[DATA LINES]:
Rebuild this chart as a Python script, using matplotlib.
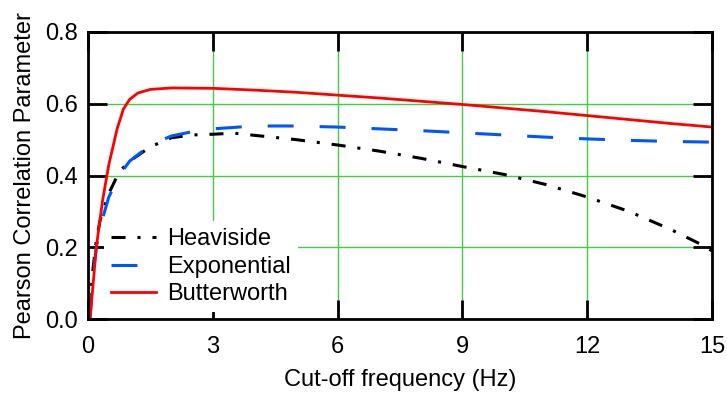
import matplotlib
matplotlib.use("Agg")
import matplotlib.pyplot as plt

plt.rcParams['font.family'] = ['Liberation Sans', 'DejaVu Sans']

# Cut-off frequency (Hz) and Pearson correlation values
heaviside_f = [0.05, 0.1, 0.2, 0.3, 0.5, 0.75, 1.0, 1.5, 2.0, 2.5, 3.0, 3.5, 4.0, 5.0,
               6.0, 7.0, 8.0, 9.0, 10.0, 11.0, 12.0, 13.0, 14.0, 14.7, 15.0]
heaviside_r = [0.02, 0.12, 0.22, 0.28, 0.35, 0.41, 0.44, 0.48, 0.505, 0.513, 0.515, 0.518,
               0.512, 0.5, 0.485, 0.468, 0.448, 0.425, 0.403, 0.375, 0.34, 0.3, 0.25, 0.21, 0.19]

expo_f = [0.05, 0.1, 0.2, 0.3, 0.5, 0.75, 1.0, 1.5, 2.0, 2.5, 3.0, 4.0, 5.0,
          6.0, 7.0, 8.0, 9.0, 10.0, 11.0, 12.0, 13.0, 14.0, 15.0]
expo_r = [0.0, 0.1, 0.2, 0.26, 0.34, 0.4, 0.44, 0.485, 0.51, 0.522, 0.53, 0.538, 0.538,
          0.535, 0.53, 0.525, 0.519, 0.513, 0.507, 0.502, 0.498, 0.495, 0.493]

butter_f = [0.05, 0.2, 0.35, 0.5, 0.7, 0.85, 1.0, 1.2, 1.5, 2.0, 3.0, 4.0, 5.0,
            6.0, 7.0, 8.0, 9.0, 10.0, 11.0, 12.0, 13.0, 14.0, 15.0]
butter_r = [0.0, 0.2, 0.33, 0.43, 0.53, 0.585, 0.612, 0.63, 0.64, 0.644, 0.643, 0.638, 0.632,
            0.624, 0.616, 0.607, 0.598, 0.588, 0.578, 0.567, 0.556, 0.545, 0.535]

x_ticks = [0, 3, 6, 9, 12, 15]
y_ticks = [0.0, 0.2, 0.4, 0.6, 0.8]

fig = plt.figure(figsize=(7.27, 3.94), dpi=100)
ax = fig.add_axes([88 / 727, 75 / 394, 624 / 727, 287 / 394])

ax.plot(heaviside_f, heaviside_r, color='black', lw=2.2,
        dashes=(4.6, 3.9, 1.0, 3.9), label='Heaviside')
ax.plot(expo_f, expo_r, color='#0055ff', lw=2.2,
        dashes=(8.5, 8.5), label='Exponential')
ax.plot(butter_f, butter_r, color='#ff0000', lw=2.0, label='Butterworth')

ax.set_xlim(0, 15)
ax.set_ylim(0, 0.8)
ax.set_xticks(x_ticks)
ax.set_yticks(y_ticks)
ax.set_xticklabels([str(t) for t in x_ticks])
ax.set_yticklabels([f'{t:.1f}' for t in y_ticks])

ax.grid(True, color='#44cc44', lw=1.0)
ax.set_axisbelow(True)
ax.tick_params(direction='in', length=14, width=2, top=True, right=True,
               labelsize=17)
ax.tick_params(axis='x', pad=12.5)
ax.tick_params(axis='y', pad=7)
for s in ax.spines.values():
    s.set_linewidth(2)

ax.set_xlabel('Cut-off frequency (Hz)', fontsize=17, labelpad=8)
ax.set_ylabel('Pearson Correlation Parameter', fontsize=17, labelpad=7)

leg = ax.legend(loc='lower left', bbox_to_anchor=(0.026, 0.023), borderaxespad=0,
                fontsize=17, frameon=True, fancybox=False, edgecolor='none',
                framealpha=1, handlelength=1.9, handletextpad=0.45,
                labelspacing=0.23, borderpad=0.3)

fig.savefig('out.png', dpi=100)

[WHAT IS ASKED]:
All of the lines above should be printed exactly, minus the pictures.

[OUTPUT]:
Rebuild this chart as a Python script, using matplotlib.
import matplotlib
matplotlib.use("Agg")
import matplotlib.pyplot as plt

plt.rcParams['font.family'] = ['Liberation Sans', 'DejaVu Sans']

# Cut-off frequency (Hz) and Pearson correlation values
heaviside_f = [0.05, 0.1, 0.2, 0.3, 0.5, 0.75, 1.0, 1.5, 2.0, 2.5, 3.0, 3.5, 4.0, 5.0,
               6.0, 7.0, 8.0, 9.0, 10.0, 11.0, 12.0, 13.0, 14.0, 14.7, 15.0]
heaviside_r = [0.02, 0.12, 0.22, 0.28, 0.35, 0.41, 0.44, 0.48, 0.505, 0.513, 0.515, 0.518,
               0.512, 0.5, 0.485, 0.468, 0.448, 0.425, 0.403, 0.375, 0.34, 0.3, 0.25, 0.21, 0.19]

expo_f = [0.05, 0.1, 0.2, 0.3, 0.5, 0.75, 1.0, 1.5, 2.0, 2.5, 3.0, 4.0, 5.0,
          6.0, 7.0, 8.0, 9.0, 10.0, 11.0, 12.0, 13.0, 14.0, 15.0]
expo_r = [0.0, 0.1, 0.2, 0.26, 0.34, 0.4, 0.44, 0.485, 0.51, 0.522, 0.53, 0.538, 0.538,
          0.535, 0.53, 0.525, 0.519, 0.513, 0.507, 0.502, 0.498, 0.495, 0.493]

butter_f = [0.05, 0.2, 0.35, 0.5, 0.7, 0.85, 1.0, 1.2, 1.5, 2.0, 3.0, 4.0, 5.0,
            6.0, 7.0, 8.0, 9.0, 10.0, 11.0, 12.0, 13.0, 14.0, 15.0]
butter_r = [0.0, 0.2, 0.33, 0.43, 0.53, 0.585, 0.612, 0.63, 0.64, 0.644, 0.643, 0.638, 0.632,
            0.624, 0.616, 0.607, 0.598, 0.588, 0.578, 0.567, 0.556, 0.545, 0.535]

x_ticks = [0, 3, 6, 9, 12, 15]
y_ticks = [0.0, 0.2, 0.4, 0.6, 0.8]

fig = plt.figure(figsize=(7.27, 3.94), dpi=100)
ax = fig.add_axes([88 / 727, 75 / 394, 624 / 727, 287 / 394])

ax.plot(heaviside_f, heaviside_r, color='black', lw=2.2,
        dashes=(4.6, 3.9, 1.0, 3.9), label='Heaviside')
ax.plot(expo_f, expo_r, color='#0055ff', lw=2.2,
        dashes=(8.5, 8.5), label='Exponential')
ax.plot(butter_f, butter_r, color='#ff0000', lw=2.0, label='Butterworth')

ax.set_xlim(0, 15)
ax.set_ylim(0, 0.8)
ax.set_xticks(x_ticks)
ax.set_yticks(y_ticks)
ax.set_xticklabels([str(t) for t in x_ticks])
ax.set_yticklabels([f'{t:.1f}' for t in y_ticks])

ax.grid(True, color='#44cc44', lw=1.0)
ax.set_axisbelow(True)
ax.tick_params(direction='in', length=14, width=2, top=True, right=True,
               labelsize=17)
ax.tick_params(axis='x', pad=12.5)
ax.tick_params(axis='y', pad=7)
for s in ax.spines.values():
    s.set_linewidth(2)

ax.set_xlabel('Cut-off frequency (Hz)', fontsize=17, labelpad=8)
ax.set_ylabel('Pearson Correlation Parameter', fontsize=17, labelpad=7)

leg = ax.legend(loc='lower left', bbox_to_anchor=(0.026, 0.023), borderaxespad=0,
                fontsize=17, frameon=True, fancybox=False, edgecolor='none',
                framealpha=1, handlelength=1.9, handletextpad=0.45,
                labelspacing=0.23, borderpad=0.3)

fig.savefig('out.png', dpi=100)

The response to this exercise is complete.